David Farrar has become the first blogger approved to be covered by the Online Media Standards Authority (OMSA).
"I’m pleased that Kiwiblog has been accepted for membership of OMSA and looking forward to being the first blog in New Zealand to sign up to the same code of ethics as the media, and an independent complaints process from the first of October," the right wing blogger told NBR ONLINE this afternoon.
On a sidenote, Farrar and Hager exchanged a couple of sharp comments during an NBR AMA earlier this week.
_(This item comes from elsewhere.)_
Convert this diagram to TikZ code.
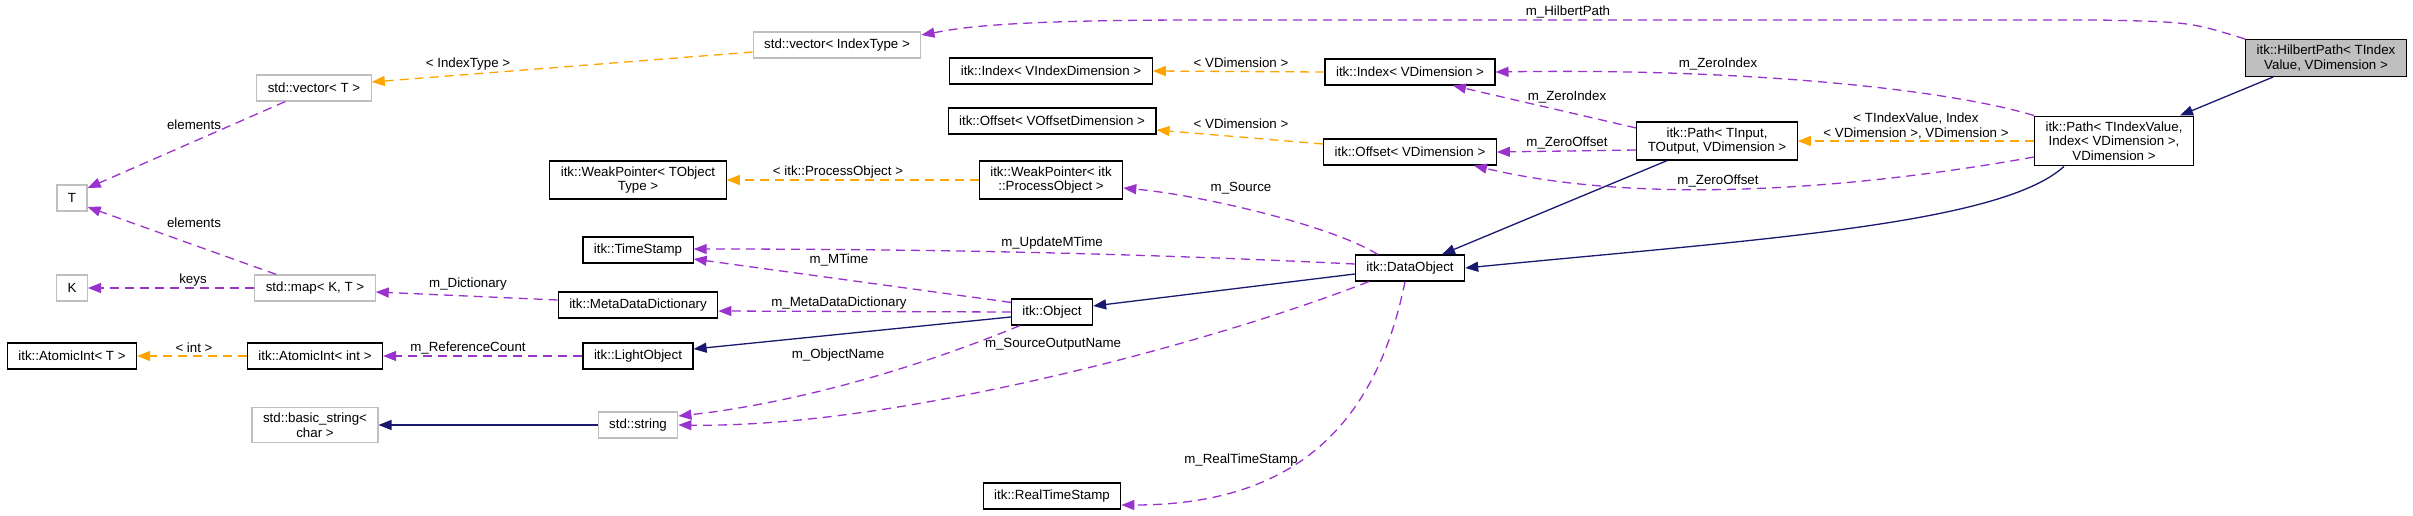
\documentclass[tikz,border=0pt]{standalone}
\usepackage{fontspec}
\setmainfont{Liberation Sans}
\usepackage{tikz}
\usetikzlibrary{arrows.meta}

\definecolor{usecol}{HTML}{9A32CD}
\definecolor{tplcol}{HTML}{FFA500}
\definecolor{inhcol}{HTML}{191970}
\definecolor{boxgray}{HTML}{BFBFBF}

\begin{document}
\begin{tikzpicture}[x=1pt,y=-1pt,
		font=\fontsize{13.3}{14.5}\selectfont,
		cls/.style={draw=black,line width=1.2pt,fill=white,align=center,inner xsep=11pt,inner ysep=5.5pt,minimum height=26pt},
		ext/.style={cls,draw=boxgray},
		cur/.style={cls,fill=boxgray},
		lbl/.style={inner sep=1pt,align=center},
		uses/.style={draw=usecol,line width=1.3pt,dash pattern=on 9pt off 6pt,-{Triangle[length=13pt,width=10pt]}},
		tmpl/.style={uses,draw=tplcol},
		inh/.style={draw=inhcol,line width=1.3pt,-{Triangle[length=13pt,width=10pt]}}]
			% Rahmen
			\path[use as bounding box,fill=white] (0,0) rectangle (2413,515);
			
			% Klassen
			\node[cur] (hilb) at (2326,58) {itk::HilbertPath< TIndex\\Value, VDimension >};
			\node[cls] (pathiv) at (2114,141) {itk::Path< TIndexValue,\\Index< VDimension >,\\VDimension >};
			\node[cls] (pathin) at (1717,141) {itk::Path< TInput,\\TOutput, VDimension >};
			\node[ext] (vecidx) at (837,45) {std::vector< IndexType >};
			\node[ext] (vect) at (314,88) {std::vector< T >};
			\node[cls] (idxvi) at (1051,71) {itk::Index< VIndexDimension >};
			\node[cls] (idxv) at (1410,72) {itk::Index< VDimension >};
			\node[cls] (offvo) at (1052,121) {itk::Offset< VOffsetDimension >};
			\node[cls] (offv) at (1410,152) {itk::Offset< VDimension >};
			\node[cls] (wpto) at (638,180) {itk::WeakPointer< TObject\\Type >};
			\node[cls] (wpio) at (1051,180) {itk::WeakPointer< itk\\::ProcessObject >};
			\node[ext] (tnode) at (72,198) {T};
			\node[cls] (tstamp) at (638,250) {itk::TimeStamp};
			\node[ext] (knode) at (72,288) {K};
			\node[ext] (map) at (315,288) {std::map< K, T >};
			\node[cls] (mdd) at (638,305) {itk::MetaDataDictionary};
			\node[cls] (dataobj) at (1410,268) {itk::DataObject};
			\node[cls] (obj) at (1052,312) {itk::Object};
			\node[cls] (aintt) at (72,356) {itk::AtomicInt< T >};
			\node[cls] (aint) at (315,356) {itk::AtomicInt< int >};
			\node[cls] (light) at (638,356) {itk::LightObject};
			\node[ext] (bstr) at (315,425) {std::basic\_string<\\char >};
			\node[ext] (str) at (638,425) {std::string};
			\node[cls] (rts) at (1052,496) {itk::RealTimeStamp};
			
			% Vererbung
			\draw[inh] ([xshift=28pt]hilb.south west) -- ([xshift=-14pt]pathiv.north east);
			\draw[inh] ([xshift=30pt]pathiv.south west) .. controls (2000,225) and (1750,240) .. (dataobj.east);
			\draw[inh] ([xshift=31pt]pathin.south west) -- ([xshift=32pt]dataobj.north);
			\draw[inh] ([yshift=-6pt]dataobj.west) -- ([yshift=6pt]obj.east);
			\draw[inh] ([yshift=-5pt]obj.west) -- ([yshift=7pt]light.east);
			\draw[inh] (str.west) -- (bstr.east);
			
			% Template-Instanzen
			\draw[tmpl] (pathiv.west) -- (pathin.east);
			\draw[tmpl] (idxv.west) -- (idxvi.east);
			\draw[tmpl] ([yshift=8pt]offv.west) -- ([yshift=-9pt]offvo.east);
			\draw[tmpl] (wpio.west) -- (wpto.east);
			\draw[tmpl] ([yshift=-7pt]vecidx.west) -- ([yshift=6pt]vect.east);
			\draw[tmpl] (aint.west) -- (aintt.east);
			
			% Member
			\draw[uses] (hilb.north west) .. controls (2190,22) .. (2100,20) -- (1200,20)
				.. controls (1000,20) and (960,28) .. ([yshift=10pt]vecidx.east);
			\draw[uses] (pathiv.north west) .. controls (1950,90) and (1750,68) .. (idxv.east);
			\draw[uses] ([yshift=-16pt]pathiv.west) .. controls (1850,190) and (1640,205) .. ([xshift=-23pt]offv.south east);
			\draw[uses] ([yshift=13pt]pathin.west) -- ([xshift=43pt]idxv.south);
			\draw[uses] ([yshift=-9pt]pathin.west) -- (offv.east);
			\draw[uses] ([xshift=23pt]dataobj.north west) .. controls (1330,225) and (1200,195) .. ([yshift=-8pt]wpio.east);
			\draw[uses] ([yshift=4pt]dataobj.west) .. controls (1150,254) and (950,249) .. ([yshift=1pt]tstamp.east);
			\draw[uses] ([yshift=-4pt]obj.north west) -- ([yshift=-9pt]tstamp.east);
			\draw[uses] (obj.west) -- ([yshift=-6pt]mdd.east);
			\draw[uses] ([xshift=9pt]obj.south west) .. controls (900,375) and (780,405) .. ([yshift=9pt]str.east);
			\draw[uses] ([xshift=14pt]dataobj.south west) .. controls (1220,340) and (900,428) .. (str.east);
			\draw[uses] ([xshift=-5pt]dataobj.south) .. controls (1375,430) and (1290,505) .. ([yshift=-9pt]rts.east);
			\draw[uses] ([yshift=5pt]mdd.west) -- ([yshift=-4pt]map.east);
			\draw[uses] (map.west) -- (knode.east);
			\draw[uses] ([xshift=22pt]map.north west) -- ([yshift=-9pt]tnode.east);
			\draw[uses] ([xshift=29pt]vect.south west) -- ([yshift=10pt]tnode.east);
			\draw[uses] (light.west) -- (aint.east);
			
			% Beschriftungen
			\foreach \n/\x/\y/\t in {hp/1568/12/m\_HilbertPath, zia/1718/64/m\_ZeroIndex,
				zib/1567/97/m\_ZeroIndex, zoa/1567/143/m\_ZeroOffset, zob/1718/181/m\_ZeroOffset,
				vda/1241/63/< VDimension >, vdb/1241/124/< VDimension >,
				po/838/172/< itk::ProcessObject >, src/1241/188/m\_Source,
				umt/1052/243/m\_UpdateMTime, mt/839/260/m\_MTime,
				mdd/839/303/m\_MetaDataDictionary, on/838/355/m\_ObjectName,
				son/1053/344/m\_SourceOutputName, rts/1241/460/m\_RealTimeStamp,
				it/468/64/< IndexType >, ela/194/125/elements, elb/194/223/elements,
				keys/193/280/keys, dict/468/284/m\_Dictionary,
				int/194/348/< int >, rc/468/348/m\_ReferenceCount} {
				\node[lbl] (l\n) at (\x,\y) {\t};
			}
			\node[lbl] (ltpl) at (1916,126) {< TIndexValue, Index\\< VDimension >, VDimension >};
		\end{tikzpicture}
\end{document}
That was disappointing. I think Dirty Politics makes some important points about shabby behaviour by the PM's office, and others. But I thought ragging on David was a bit of-the-top, and a distraction. Hager has bigger fish to fry, and I had been hoping he'd take the opportunity to admit he'd been wrong on a couple of points of fact, and give Kiwiblog a nod for moving to become more transparent. But it was not to be.
Farrar makes changes to Kiwiblog, applies to be 'test dummy' for new regulator
Aug 20: Centre-right commentator David Farrar says he's thought about walking away from Kiwiblog over the past week.
He does not believe Dirty Politics shows him acting in any way inappropriately. But nevertheless it's been traumatic to have his emails floating around, and for he and his office to be regarded as "fair game."
He's decided to stick with it.
But he is cleaning house, introducing new rules around disclosing sources of information, and applying to join a new(ish) media regulator and abide by its code of conduct.
"I’ve been talking to the OMSA and Press Council for over a year about joining, so the book is not the cause, but is a bit of a catalyst. I’ve long wanted to see if the self-regulatory model can be extended to blogs," Mr Farrar told NBR Online this morning.
"The other changes at Kiwiblog are more just about greater clarity."
The OMSA (Online Media Standards Authority) as set up as a self-regulatory authority set up by TVNZ, MediaWorks, Sky TV, Maori TV and Radio NZ after Justice Minister Judith Collins rejected a Law Commission recommendation for a single regulator to cover online and offline media (online media being unregulated at the time. Broadcast media is covered by the Broadcast Standards Authority and print media by the Press Council). It setup shop in June last year.
As with the BSA and Press Council, it's not a legal process, but complainants can win retractions and apologies.
For a blogger, that could be a humbling experience, but it's also a cheaper and more straightforward one than a complainant taking them to court.
The trade-off for enjoying the OMSA's protection is that members have to abide by its Code of Standards, which include respecting privacy (so no blabbing whistleblower's names slipped to you by a cabinet minister), not causing undue distress, putting stories in context, and showing balance on controversial issues (not something various blogs on the left or the right are particularly known for; Mr Farrar at least has always been upfront about where he stands).
"I regard myself as a bit of a test dummy, to see how it goes. I expect other bloggers might follow but they may want to wait and see how it goes with me," the Kiwiblog founder says.
Would he cousel Cameron Slater to follow his lead?
Mr Farrar says his changes are not intended as a blueprint for anyone else, "as I think each blog has its own style and the good thing about the blogosphere is the diversity it has on offer."